The truth is that true happiness is a myth. There will be moments when we feel happiness, but there are always circumstances that can quickly change those feelings. Also, it cannot be based on what we do or the place in society we hold. We do not desire the difficult places in life we find ourselves walking, but they do happen. How we look at these times will make the difference of how we get through them. We can see them as things that happen to us that will cause us to be flattened, or things that we need to work our way through knowing that on the other end of the journey we will come out stronger. We will have learned something about ourselves and become more empathetic toward others.

Part of this learning is recognizing that It is in our valleys that we find the meaning of true joy. Without pain, we could not experience healing. Without loss, we would not know hope. Without sadness, we would not know joy. These ranges of feeling are essential to us as people. In the midst of our difficult circumstances, we cannot sidestep the process. The only way to healing is through the pain, grief, hardship, or loss. On our way through, we learn things about ourselves that we could only learn in these valleys. We can learn of a strength and resilience we never knew we had, or of our ability to be proactive while looking for solutions. We can also learn to lean on those around us and find new relationships in people who have experienced similar things.

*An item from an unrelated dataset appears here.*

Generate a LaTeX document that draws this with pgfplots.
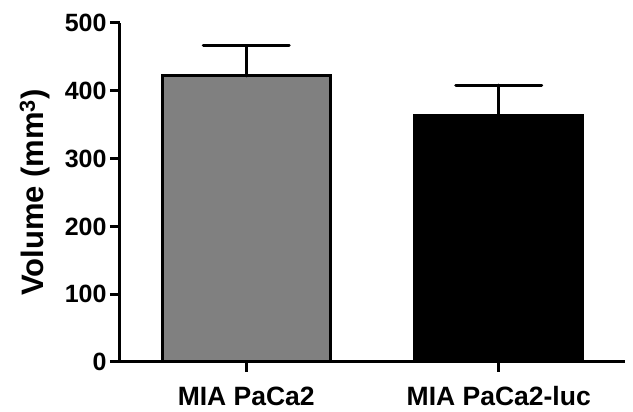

Personally, I can attest to this when my father completed suicide. It was on a Thanksgiving morning and I had been worried because I could not get ahold of him on the phone. My brother and I drove to his home and found him. He had shot himself in the basement. This was the most traumatic thing I had ever experienced and the following year was extremely difficult. It started out that I felt like I was in a bubble and the world was passing by around me. I felt disconnected and alone. I asked myself so many times why it happened and I felt such guilt. I was blaming myself for not being there for him when it mattered the most. The level of grief and pain was excruciating and I wanted to push it away and hide. Instead, it was necessary to walk through the pain each day. It took a lot of recognizing the truth that no one was to blame and that there were answers I would never have. It took time and acceptance that there would be pain, but I also had hope that the day would come when it would not hurt nearly as much. At the same time, I also had children to care for, a husband that needed my support, a home to care for and a job to go to. I was able to find joy and contentment in the midst of grief by paying attention to daily blessings and being thankful. The ability to do this was the hope that I found in my faith in God.

I clung to the verse that I found in my devotions the evening before my father’s death. It was Psalm 46:10 which says, be still and know that I am God. This verse went through my head all day long as I dealt with the police, ambulance and coroner. It also returned in the following months in songs, sermon references, books I read and even out of the mouth of my daughter who was reminding me what I taught her. Another place I looked was Psalm 23. This well-known psalm speaks of the Shepherd, our Heavenly Father, who cares and provided for us. Verse 4 says, though I walk through the valley of the shadow of death, I will fear no evil, for You are with me. This valley speaks of death, and it applied directly for me, but it is so much bigger than that. It applies to any valley we feel we are walking through. He is with us.

This topic has been on my mind because I recently read a book by Anthony Ray Hinton called The Sun Does Shine. He published this book about his life as an innocent man placed on death row for 27 years. It was published in 2018 after his release in 2015. It tells the story of how he was working in a factory one night, and in his town, there was a theft and murder. Someone who had a grudge with him reported that it may have been him. This led to a witness falsely affirming that it was Anthony, and he was put on trial. The person who originally falsely accused him lied under oath on the stand. To make things more difficult, he also had a public defender. This led to not having enough money to hire proper professional witnesses to test the gun that was found in Anthony’s mom’s house. Through a series of false statements and failed testimonies, Anthony Ray Hinton was convicted to die.

During his time in jail, knowing he was innocent, Anthony had a choice. He could let society determine his worth, for racism had ultimately placed him there, or he could choose to determine his own. For the first few years he was angry and silent. Then, finally, someone believed him. He got a new lawyer that was sent by Brian Stevenson. Brian was a lawyer that as well-known among the death row inmates. He created a group of lawyers specifically focused on assisting death row cases. This recognition of his innocence and glimpse of hope was the spark that was needed for Anthony to choose to no longer accept society’s definition of his worth. He heard someone calling out to God, dug his dusty Bible out from under his bunk and found his own hope and worth in God. From that point on, Anthony poured into the people around him, prisoners and guards. He started a book club that helped others feel like more than a number again. He changed the whole atmosphere and the lives of everyone who came to death row. He did this even as he saw people put to death over and over again. He decided that if he would ever get out of prison, he would let people know his story and speak of the injustices he experienced. He would be a voice for the voiceless. He also wanted to let people know there is hope and that the sun does shine, even when it is behind the clouds.

We will walk through many valleys in life. What are our hopes and happiness based on? Where do we have our foundation? Where do we find our truth? Are we seeking happiness in our status, notoriety, affluence, climbing the corporate ladder, or things that could disappear in moments? Are we letting society tell us what we need to be happy? Are we finding our happiness and hope in things that are not measurable in this world, like having a faith in God? These are all important questions that are needed to be answered before we reach the valleys, otherwise we may not know how to walk through the difficult circumstances that life always brings to our door.

References

Grunlan, S. (Ed.). (2001). Christian Perspectives on Sociology: (Reprint edition). Eugene, OR: Wipf & Stock Pub.

Hinton, Anthony Ray, et al. The Sun Does Shine: How I Found Life and Freedom on Death Row. St. Martin’s Press, 2018.